High spirits at Barbados Sailing Week
Coastal Series winners emerge with one race to go
Bridgetown, Barbados (18 January, 2018): With winds up to 17kts competitors enjoyed more thrilling sailing and tactical racing for second day of Barbados Sailing Week writes Sue Pelling.
The second and penultimate day of the Coastal Series, traditionally known as the Two Restaurants Race, took place over a 22nm course and offered spectacular sheltered flat water/fast reaching conditions on the leg to and from the northern-most mark at Holetown just off The Beach House restaurant. On the southern part of the course to the Tapas Restaurant mark, the more lively conditions in the stunning, vibrant turquoise waters gave competitors a real taste of Caribbean sailing at its best.
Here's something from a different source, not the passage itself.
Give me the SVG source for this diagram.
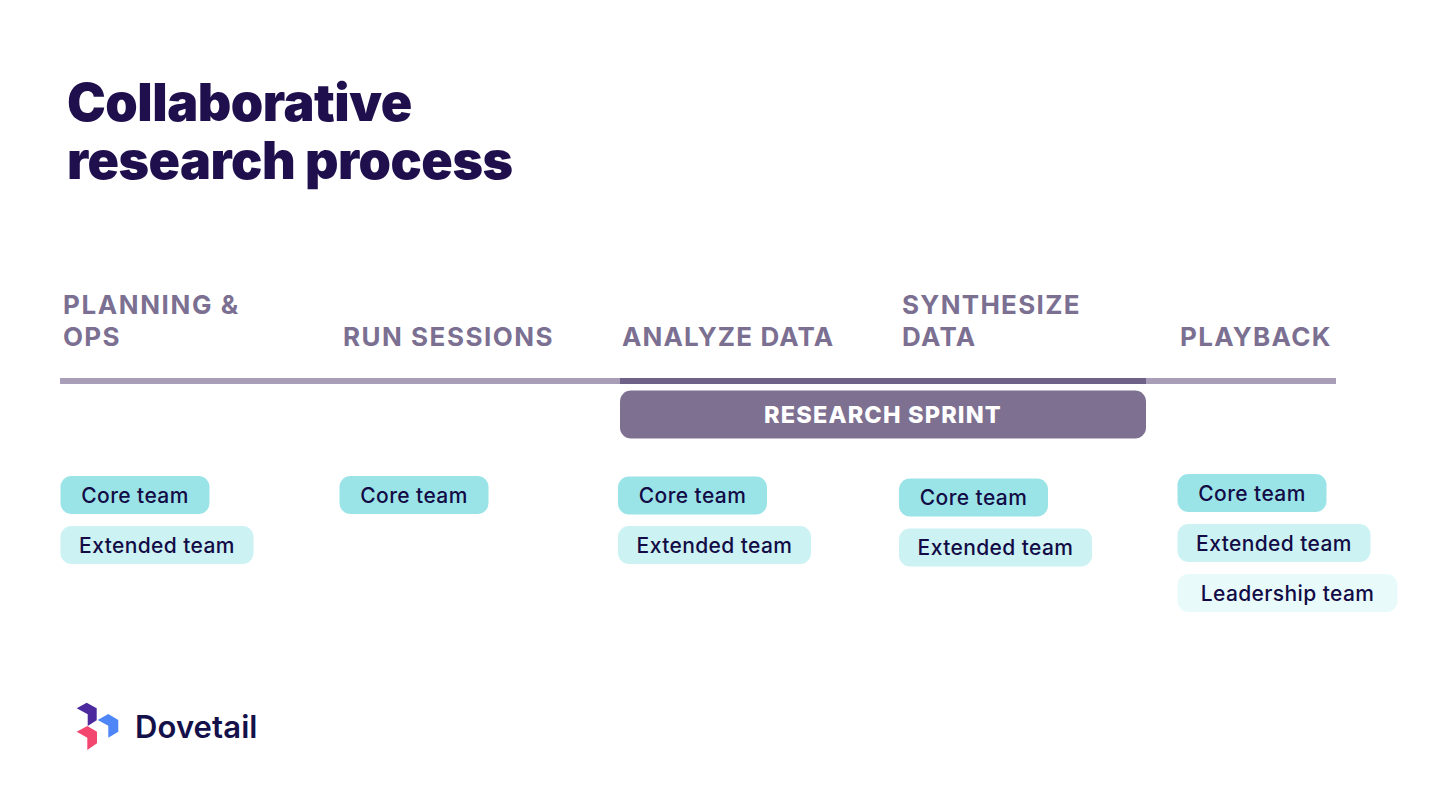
<svg xmlns="http://www.w3.org/2000/svg" width="1440" height="811" viewBox="0 0 1440 811">
<style>
text{font-family:Inter,"Liberation Sans",sans-serif}
.title{font-size:52px;font-weight:900;fill:#1f0f4d;letter-spacing:-.5px}
.head{font-size:26px;font-weight:700;fill:#7b6f92;letter-spacing:1.3px}
.pill{font-size:21px;font-weight:500;fill:#120b45;text-anchor:middle;letter-spacing:.4px}
.core{fill:#9ae4e8}.ext{fill:#ccf2f3}.lead{fill:#e9fafb}
</style>
<rect width="1440" height="811" fill="#fff"/>
<g id="title"><text class="title" x="67" y="121">Collaborative</text><text class="title" x="67" y="179">research process</text></g>
<g id="connectors">
<rect x="60" y="378" width="1276" height="6" fill="#a99eb8"/>
<rect x="620" y="378" width="526" height="6" fill="#6f6288"/>
</g>
<g id="stage-planning"><text class="head" x="63" y="314" style="letter-spacing:1.6px">PLANNING &amp;</text><text class="head" x="63" y="346">OPS</text></g>
<g id="stage-run"><text class="head" x="343" y="346" style="letter-spacing:1.5px">RUN SESSIONS</text></g>
<g id="stage-analyze"><text class="head" x="622" y="346" style="letter-spacing:1.15px">ANALYZE DATA</text></g>
<g id="stage-synthesize"><text class="head" x="902" y="314">SYNTHESIZE</text><text class="head" x="902" y="346">DATA</text></g>
<g id="stage-playback"><text class="head" x="1180" y="346">PLAYBACK</text></g>
<g id="sprint"><rect x="620" y="390.500" width="526" height="48" rx="11" fill="#7d7091"/><text x="883" y="423" font-size="23.5" font-weight="800" fill="#fff" text-anchor="middle" letter-spacing="1.15">RESEARCH SPRINT</text></g>
<g id="p1-core"><rect class="core" x="60.500" y="476" width="149" height="38" rx="11"/><text class="pill" x="135" y="502.500">Core team</text></g>
<g id="p1-ext"><rect class="ext" x="60.500" y="526" width="193" height="38" rx="11"/><text class="pill" x="157" y="552.500">Extended team</text></g>
<g id="p2-core"><rect class="core" x="339.500" y="476" width="149" height="38" rx="11"/><text class="pill" x="414" y="502.500">Core team</text></g>
<g id="p3-core"><rect class="core" x="618" y="476.500" width="149" height="38" rx="11"/><text class="pill" x="692.500" y="503">Core team</text></g>
<g id="p3-ext"><rect class="ext" x="618" y="526" width="193" height="38" rx="11"/><text class="pill" x="714.500" y="553">Extended team</text></g>
<g id="p4-core"><rect class="core" x="899" y="478.500" width="149" height="38" rx="11"/><text class="pill" x="973.500" y="505">Core team</text></g>
<g id="p4-ext"><rect class="ext" x="899" y="528.500" width="193" height="38" rx="11"/><text class="pill" x="995.500" y="555">Extended team</text></g>
<g id="p5-core"><rect class="core" x="1177.500" y="474" width="149" height="38" rx="11"/><text class="pill" x="1252" y="500.500">Core team</text></g>
<g id="p5-ext"><rect class="ext" x="1177.500" y="524" width="193" height="38" rx="11"/><text class="pill" x="1274" y="550.500">Extended team</text></g>
<g id="p5-lead"><rect class="lead" x="1177.500" y="574" width="220" height="38" rx="11"/><text class="pill" x="1287.500" y="600.500">Leadership team</text></g>
<g id="logo">
<polygon points="86.700,702.700 76.700,708.300 87.700,714.300 87.700,726 96.700,720.300 96.700,708.300" fill="#4c2a9e"/>
<polygon points="97.700,720 108.300,714 118.300,720 118.300,731.700 108.300,737.700 108.300,725.700" fill="#4f86f7"/>
<polygon points="76.700,731.700 87.300,726 97,731.700 97,743.300 87.300,750 87.300,737.700" fill="#f4476f"/>
<text x="135" y="738" font-size="31" font-weight="600" fill="#14104a" letter-spacing=".1">Dovetail</text>
</g>
</svg>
Racing was close once again particularly in Non CSA division where Mandy (Hunter 29.5) sailed by Bruce Robinson and team managed to hold off their closest rivals on Bill Tempro’s Hunter 36 Sail La Vie. Tempro and team looked good off the start line and sailed well but there was little they could do to match the impressive speed of Team Mandy and had to settle for second place once again. With two wins Robinson and team have clinched the series, which means the race for second place overall will be decided in the concluding Coastal race tomorrow.
Charles Hunte, the current Windsurfer Mount Gay Round the Island Race record holder was on top form again today on his Starboard Phantom Batwing 377 raceboard although he did confess to feeling shattered after enduring a tough three-hour stint on the water. “Had a fab time and it was absolutely beautiful sailing weather but three hours ten minutes on a board was a little long. The first bit in the flat water up the west coast was ideal and was where I had the most speed. There was plenty of excitement out south too because I was joined by a mass of flying fish; they were everywhere and it was quite amazing.”
Andy Budgen racing his Exocet foiling International Moth Nano Project had a good sail but suffered with gear failure, which ultimately led to him not completing the course correctly: “It was all a bit crazy today because I had to stop and carry out more running repairs. I discovered the fitting that attaches the spreader to the shroud had broken off. I actually managed to fix it and was quite pleased with myself but blew it when I discovered I’d missed out the final mark. This week is certainly testing out my seamanship skills, that’s for sure.”